» What the exercise asks
Set down, exactly as written, the lines from the top of the data to the line that holds "['Emergency', 'Non-Emergency', 'Wireless*', 'Total'];", and omit the pictures.
* START Input *
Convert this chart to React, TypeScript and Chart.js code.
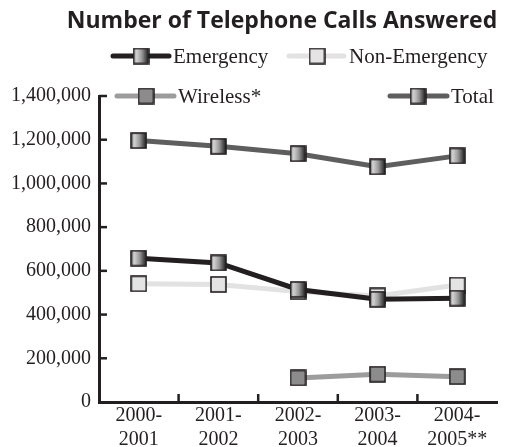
import React, { useEffect, useRef } from 'react';
import { Chart, registerables } from 'chart.js';
Chart.register(...registerables);

const categories: string[][] = [
  ['2000-', '2001'],
  ['2001-', '2002'],
  ['2002-', '2003'],
  ['2003-', '2004'],
  ['2004-', '2005**'],
];
const emergency = [658000, 636000, 515000, 470000, 475000];
const nonEmergency = [541000, 538000, 505000, 485000, 535000];
const wireless = [null, null, 110000, 127000, 116000];
const total = [1196000, 1170000, 1136000, 1076000, 1126000];
const yTicks = [0, 200000, 400000, 600000, 800000, 1000000, 1200000, 1400000];
const title = 'Number of Telephone Calls Answered';
const seriesNames = ['Emergency', 'Non-Emergency', 'Wireless*', 'Total'];

const INK = '#231f20';
const SERIF = '"Liberation Serif", "Times New Roman", serif';

function makeMarker(kind: 'grad' | 'light' | 'mid'): HTMLCanvasElement {
  const s = 17;
  const c = document.createElement('canvas');
  c.width = s;
  c.height = s;
  const ctx = c.getContext('2d')!;
  if (kind === 'grad') {
    const g = ctx.createLinearGradient(1, 0, s - 1, 0);
    g.addColorStop(0, '#6a6a6a');
    g.addColorStop(0.18, '#d6d6d6');
    g.addColorStop(0.55, '#9a9a9a');
    g.addColorStop(1, '#1e1e1e');
    ctx.fillStyle = g;
  } else if (kind === 'light') {
    ctx.fillStyle = '#e4e4e4';
  } else {
    ctx.fillStyle = '#8c8c8c';
  }
  ctx.fillRect(1, 1, s - 2, s - 2);
  ctx.strokeStyle = INK;
  ctx.lineWidth = 1.6;
  ctx.strokeRect(1, 1, s - 2, s - 2);
  return c;
}

export default function App() {
  const ref = useRef<HTMLCanvasElement | null>(null);
  useEffect(() => {
    document.body.style.margin = '0';
    document.body.style.overflow = 'hidden';
    const gradM = makeMarker('grad');
    const lightM = makeMarker('light');
    const midM = makeMarker('mid');

    const colors = [INK, '#e2e2e2', '#9c9c9c', '#5e5e5e'];
    const markers = [gradM, lightM, midM, gradM];

    const overlay = {
      id: 'overlay',
      afterDraw(chart: any) {
        const ctx = chart.ctx as CanvasRenderingContext2D;
        const ca = chart.chartArea;
        const ys = chart.scales.y;
        const xs = chart.scales.x;
        ctx.save();
        // y ticks inward
        ctx.strokeStyle = INK;
        ctx.lineWidth = 2.5;
        yTicks.forEach((v) => {
          if (v === 0) return;
          const py = ys.getPixelForValue(v);
          ctx.beginPath();
          ctx.moveTo(ca.left, py);
          ctx.lineTo(ca.left + 8, py);
          ctx.stroke();
        });
        // x ticks between categories, upward
        for (let i = 1; i < categories.length; i++) {
          const px = (xs.getPixelForValue(i - 1) + xs.getPixelForValue(i)) / 2;
          ctx.beginPath();
          ctx.moveTo(px, ca.bottom);
          ctx.lineTo(px, ca.bottom - 8);
          ctx.stroke();
        }
        // title
        ctx.fillStyle = INK;
        ctx.font = 'bold 23px "Open Sans", "DejaVu Sans", sans-serif';
        ctx.textAlign = 'center';
        ctx.textBaseline = 'middle';
        ctx.fillText(title, 282, 21);
        // legend
        const items = [
          { x0: 113, x1: 169, mx: 141, tx: 173, y: 56 },
          { x0: 289, x1: 344, mx: 317, tx: 349, y: 56 },
          { x0: 117, x1: 174, mx: 146, tx: 178, y: 96 },
          { x0: 390, x1: 447, mx: 418, tx: 451, y: 96 },
        ];
        ctx.font = `21px ${SERIF}`;
        ctx.textAlign = 'left';
        items.forEach((it, i) => {
          ctx.strokeStyle = colors[i];
          ctx.lineWidth = 5;
          ctx.lineCap = 'round';
          ctx.beginPath();
          ctx.moveTo(it.x0, it.y);
          ctx.lineTo(it.x1, it.y);
          ctx.stroke();
          const m = markers[i];
          ctx.drawImage(m, it.mx - m.width / 2, it.y - m.height / 2);
          ctx.fillStyle = INK;
          ctx.fillText(seriesNames[i], it.tx, it.y + 1);
        });
        ctx.restore();
      },
    };

    const ds = (label: string, data: any[], i: number) => ({
      label,
      data,
      borderColor: colors[i],
      borderWidth: 5,
      pointStyle: markers[i],
      pointRadius: 8,
      pointHoverRadius: 8,
      tension: 0,
      spanGaps: false,
    });

    const chart = new Chart(ref.current!, {
      type: 'line',
      data: {
        labels: categories as any,
        datasets: [
          ds(seriesNames[0], emergency, 0),
          ds(seriesNames[1], nonEmergency, 1),
          ds(seriesNames[2], wireless, 2),
          ds(seriesNames[3], total, 3),
        ],
      },
      options: {
        animation: false,
        responsive: false,
        devicePixelRatio: 1,
        layout: { padding: { top: 96, right: 0, left: 0, bottom: 0 } },
        plugins: { legend: { display: false }, title: { display: false }, tooltip: { enabled: false } },
        scales: {
          x: {
            offset: true,
            grid: { display: false, drawTicks: false },
            border: { display: true, color: INK, width: 3 },
            ticks: { color: INK, font: { family: SERIF, size: 20, lineHeight: 1.2 }, padding: 2, maxRotation: 0, autoSkip: false },
            afterFit: (s: any) => { s.height = 45; },
          },
          y: {
            min: 0,
            max: 1400000,
            afterBuildTicks: (s: any) => { s.ticks = yTicks.map((v) => ({ value: v })); },
            grid: { display: false, drawTicks: false },
            border: { display: true, color: INK, width: 3 },
            ticks: {
              color: INK,
              font: { family: SERIF, size: 20 },
              padding: 8,
              callback: (v: any) => Number(v).toLocaleString('en-US'),
            },
            afterFit: (s: any) => { s.width = 99; },
          },
        },
      },
      plugins: [overlay],
    });
    return () => chart.destroy();
  }, []);
  return <canvas ref={ref} width={510} height={447} style={{ display: 'block' }} />;
}
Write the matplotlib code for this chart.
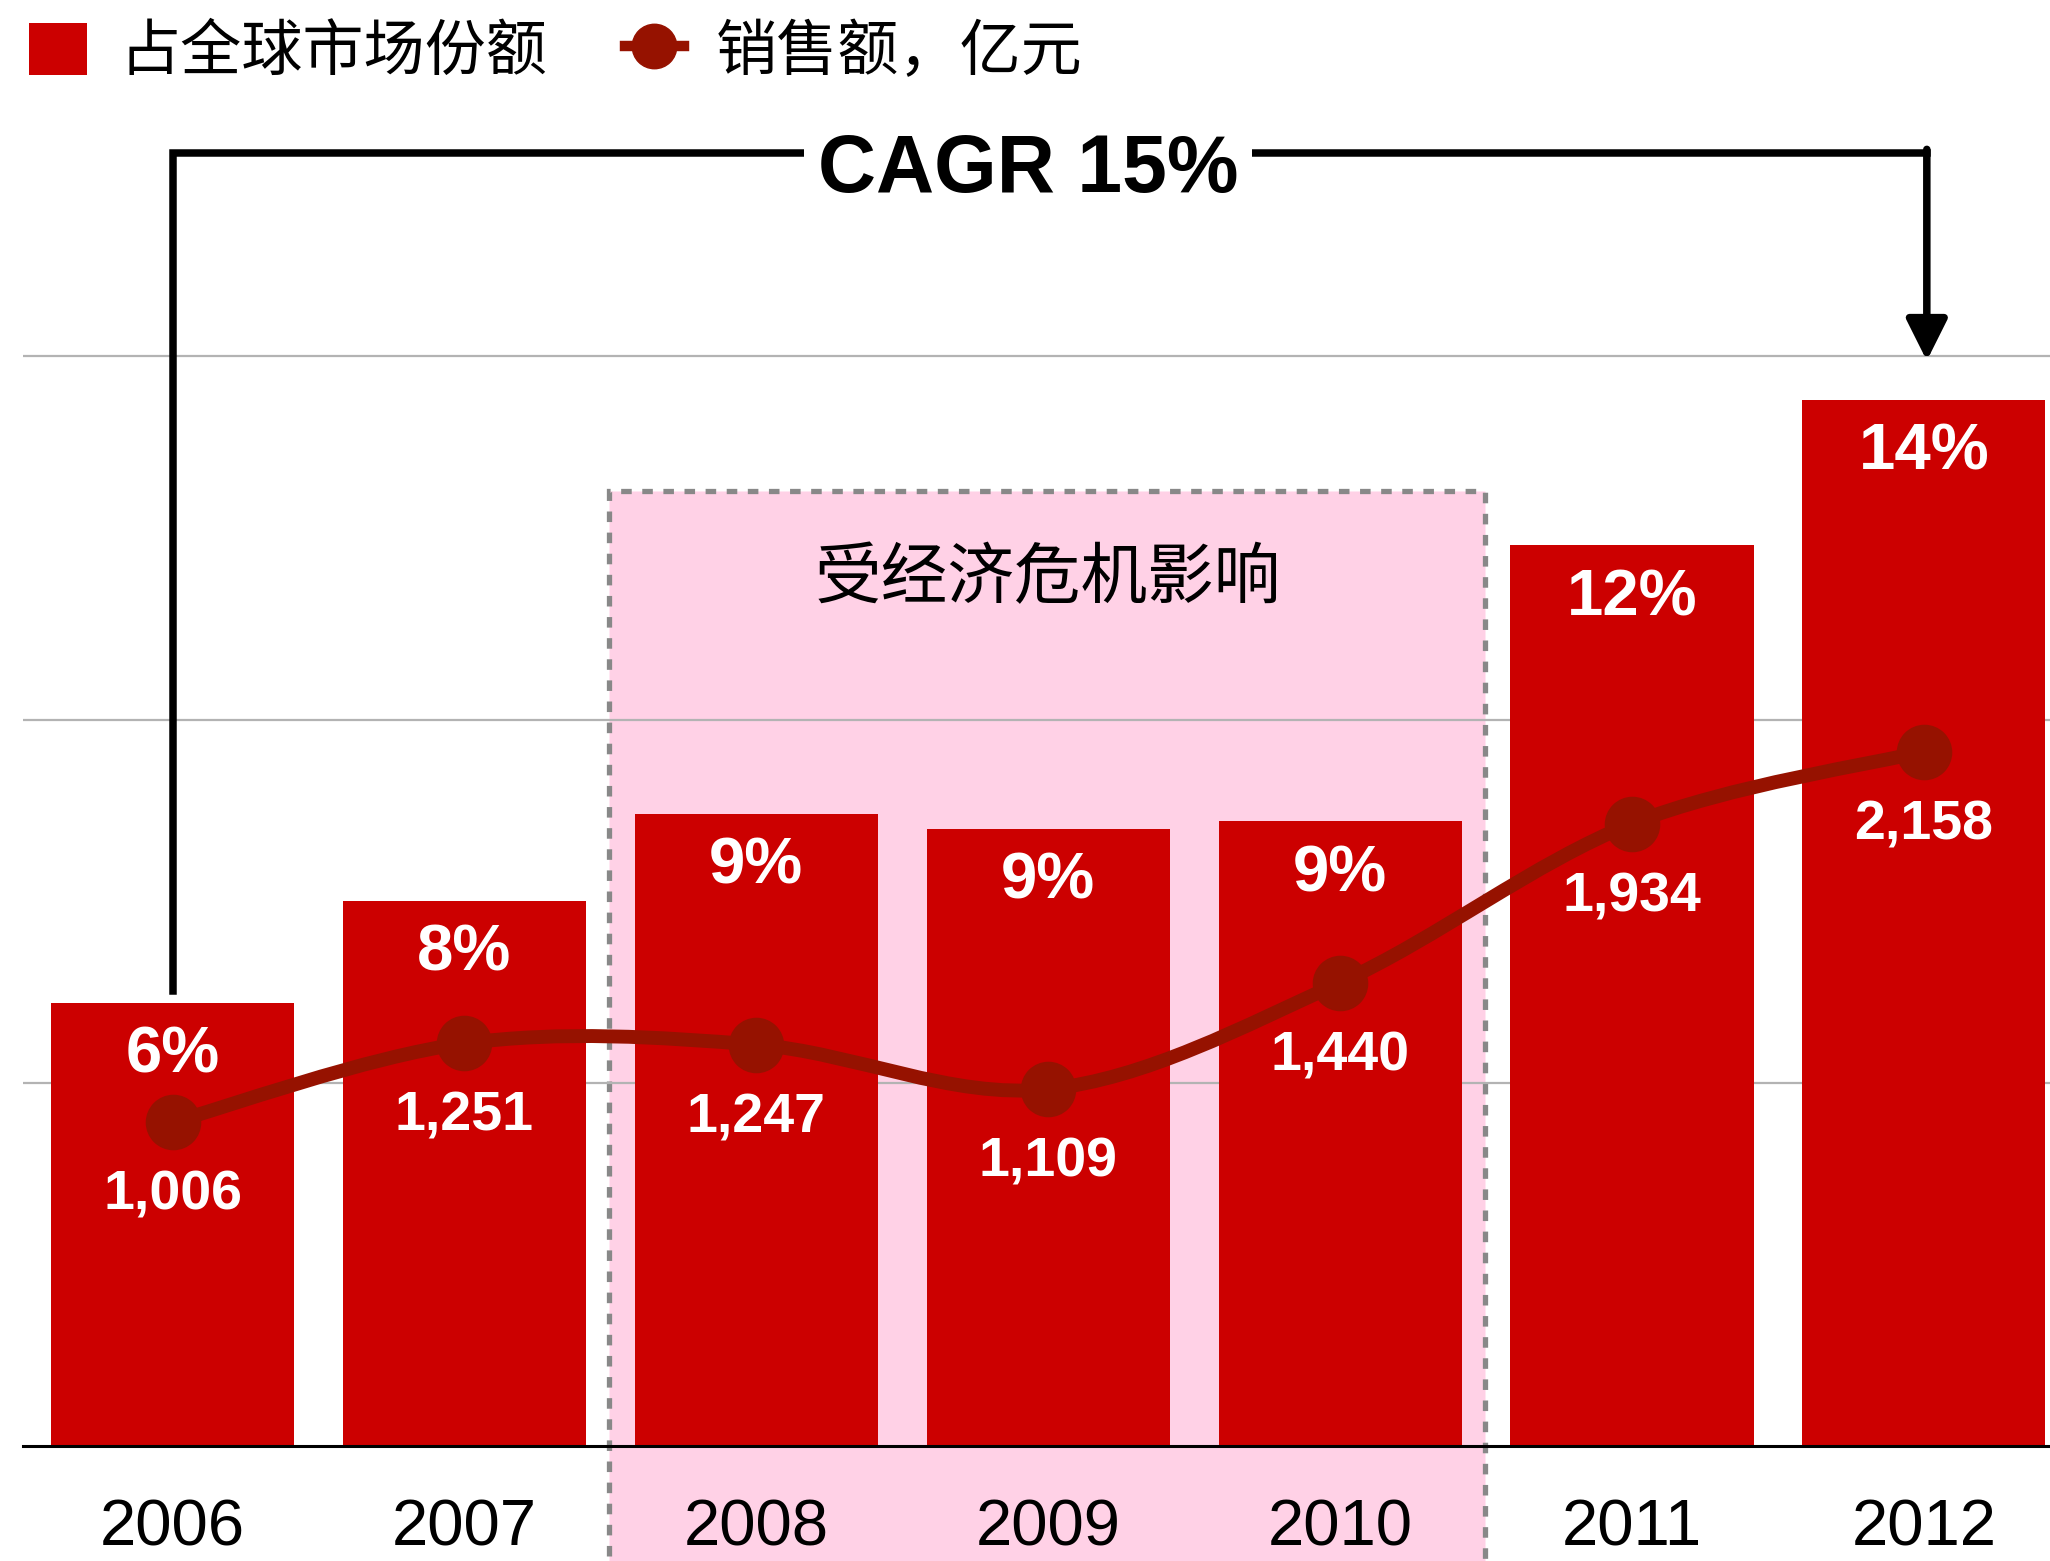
import matplotlib.pyplot as plt
import numpy as np
from matplotlib.patches import Rectangle, Patch, PathPatch
from matplotlib.lines import Line2D
from matplotlib.path import Path

# data
years = ['2006', '2007', '2008', '2009', '2010', '2011', '2012']
share = [6.1, 7.5, 8.7, 8.5, 8.6, 12.4, 14.4]            # 占全球市场份额, %
share_labels = ['6%', '8%', '9%', '9%', '9%', '12%', '14%']
sales = [1006, 1251, 1247, 1109, 1440, 1934, 2158]      # 销售额, 亿元
crisis_years = ['2008', '2010']
cagr_text = 'CAGR 15%'

BAR = '#CC0000'
LINE = '#961200'
PINK = '#FFD1E6'
CJK = ['Noto Sans CJK SC', 'DejaVu Sans']
NUM = ['Liberation Sans', 'DejaVu Sans']

fig = plt.figure(figsize=(20.5, 15.61), dpi=100)
ax = fig.add_axes([0.0112, 0.0737, 0.9888, 0.8283])
ax2 = ax.twinx()

x = np.arange(len(years))
ax.set_xlim(-0.5125, 6.432)
top = 17.8
ax.set_ylim(0, top)
ax2.set_ylim(0, 4018)

# shaded crisis period
i0, i1 = years.index(crisis_years[0]), years.index(crisis_years[1])
ax.add_patch(Rectangle((i0 - 0.505, -1.7), i1 - i0 + 1, 13.15 + 1.7, facecolor=PINK,
                       edgecolor='#888888', lw=3.8, ls=(0, (2, 2)),
                       clip_on=False, zorder=0.2))
ax.text((i0 + i1) / 2, 11.93, '受经济危机影响', ha='center', va='center',
        fontsize=48, family=CJK, zorder=3)

# grid and axes
ax.set_yticks([5, 10, 15])
ax.yaxis.grid(True, color='#b3b3b3', lw=1.6)
ax.set_axisbelow(True)
ax.tick_params(axis='y', left=False, labelleft=False)
ax.set_xticks(x, years)
ax.tick_params(axis='x', length=0, pad=38, labelsize=47)
for lab in ax.get_xticklabels():
    lab.set_family(NUM)
for s in ['top', 'left', 'right']:
    ax.spines[s].set_visible(False)
    ax2.spines[s].set_visible(False)
ax2.spines['bottom'].set_visible(False)
ax.spines['bottom'].set_linewidth(2.2)
ax2.tick_params(axis='y', right=False, labelright=False)

# bars
ax.bar(x, share, width=0.833, color=BAR, zorder=2)
for xi, s, lab in zip(x, share, share_labels):
    ax.annotate(lab, (xi, s), xytext=(0, -38), textcoords='offset points',
                ha='center', va='center', color='white', fontsize=47,
                fontweight='bold', family=NUM, zorder=3)

# smooth sales line (catmull-rom as bezier segments)
pts = np.column_stack([x, sales]).astype(float)
verts = [pts[0]]
codes = [Path.MOVETO]
n = len(pts)
for i in range(n - 1):
    p0 = pts[i - 1] if i > 0 else pts[i]
    p1, p2 = pts[i], pts[i + 1]
    p3 = pts[i + 2] if i + 2 < n else pts[i + 1]
    verts += [p1 + (p2 - p0) / 6, p2 - (p3 - p1) / 6, p2]
    codes += [Path.CURVE4] * 3
ax2.add_patch(PathPatch(Path(verts, codes), facecolor='none', edgecolor=LINE,
                        lw=10, capstyle='round', joinstyle='round', zorder=3))
ax2.plot(x, sales, 'o', ms=39, color=LINE, zorder=4)
for xi, v in zip(x, sales):
    ax2.annotate(f'{v:,}', (xi, v), xytext=(0, -53), textcoords='offset points',
                 ha='center', va='center', color='white', fontsize=40,
                 fontweight='bold', family=NUM, zorder=5)

# CAGR bracket
ax.plot([0, 0, 6.01], [share[0] + 0.16, top, top], color='black', lw=5.4,
        clip_on=False, solid_joinstyle='miter', zorder=3)
ax.annotate('', xy=(6.01, 14.94), xytext=(6.01, top + 0.05),
            arrowprops=dict(arrowstyle='-|>,head_length=1.0,head_width=0.5',
                            color='black', lw=5.4, mutation_scale=25,
                            shrinkA=0, shrinkB=0), annotation_clip=False)
ax.annotate(cagr_text, (2.93, top), xytext=(0, -28), textcoords='offset points',
            ha='center', va='baseline', fontsize=58, fontweight='bold',
            family=NUM, annotation_clip=False,
            bbox=dict(fc='white', ec='none', pad=10), zorder=4)

# legend
handles = [Patch(facecolor=BAR),
           Line2D([], [], color=LINE, lw=7.5, marker='o', ms=32)]
fig.legend(handles, ['占全球市场份额', '销售额，亿元'], loc='upper left',
           bbox_to_anchor=(0.0141, 0.9862), ncol=2, frameon=False,
           prop={'family': CJK, 'size': 44}, handlelength=0.95,
           handleheight=0.95, handletextpad=0.53, columnspacing=1.28,
           borderpad=0, borderaxespad=0)

fig.savefig('out.png', dpi=100)
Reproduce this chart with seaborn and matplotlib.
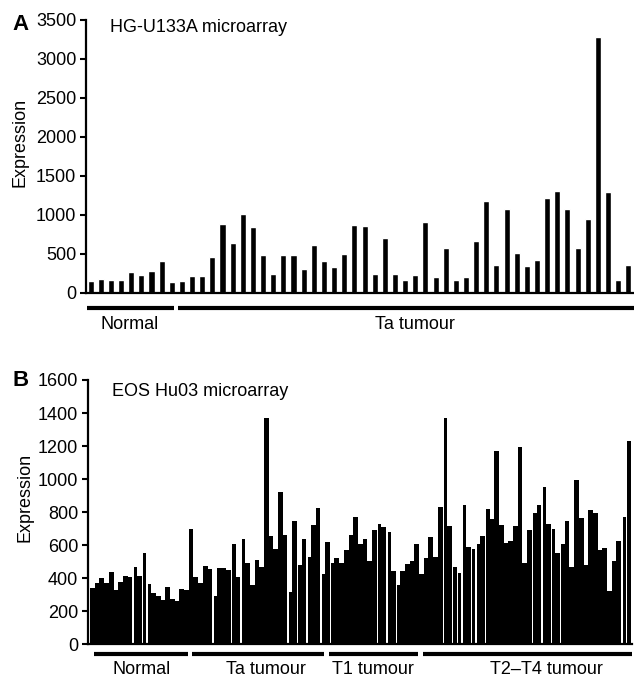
* END Input *
» Completed task
Convert this chart to React, TypeScript and Chart.js code.
import React, { useEffect, useRef } from 'react';
import { Chart, registerables } from 'chart.js';
Chart.register(...registerables);

const categories: string[][] = [
  ['2000-', '2001'],
  ['2001-', '2002'],
  ['2002-', '2003'],
  ['2003-', '2004'],
  ['2004-', '2005**'],
];
const emergency = [658000, 636000, 515000, 470000, 475000];
const nonEmergency = [541000, 538000, 505000, 485000, 535000];
const wireless = [null, null, 110000, 127000, 116000];
const total = [1196000, 1170000, 1136000, 1076000, 1126000];
const yTicks = [0, 200000, 400000, 600000, 800000, 1000000, 1200000, 1400000];
const title = 'Number of Telephone Calls Answered';
const seriesNames = ['Emergency', 'Non-Emergency', 'Wireless*', 'Total'];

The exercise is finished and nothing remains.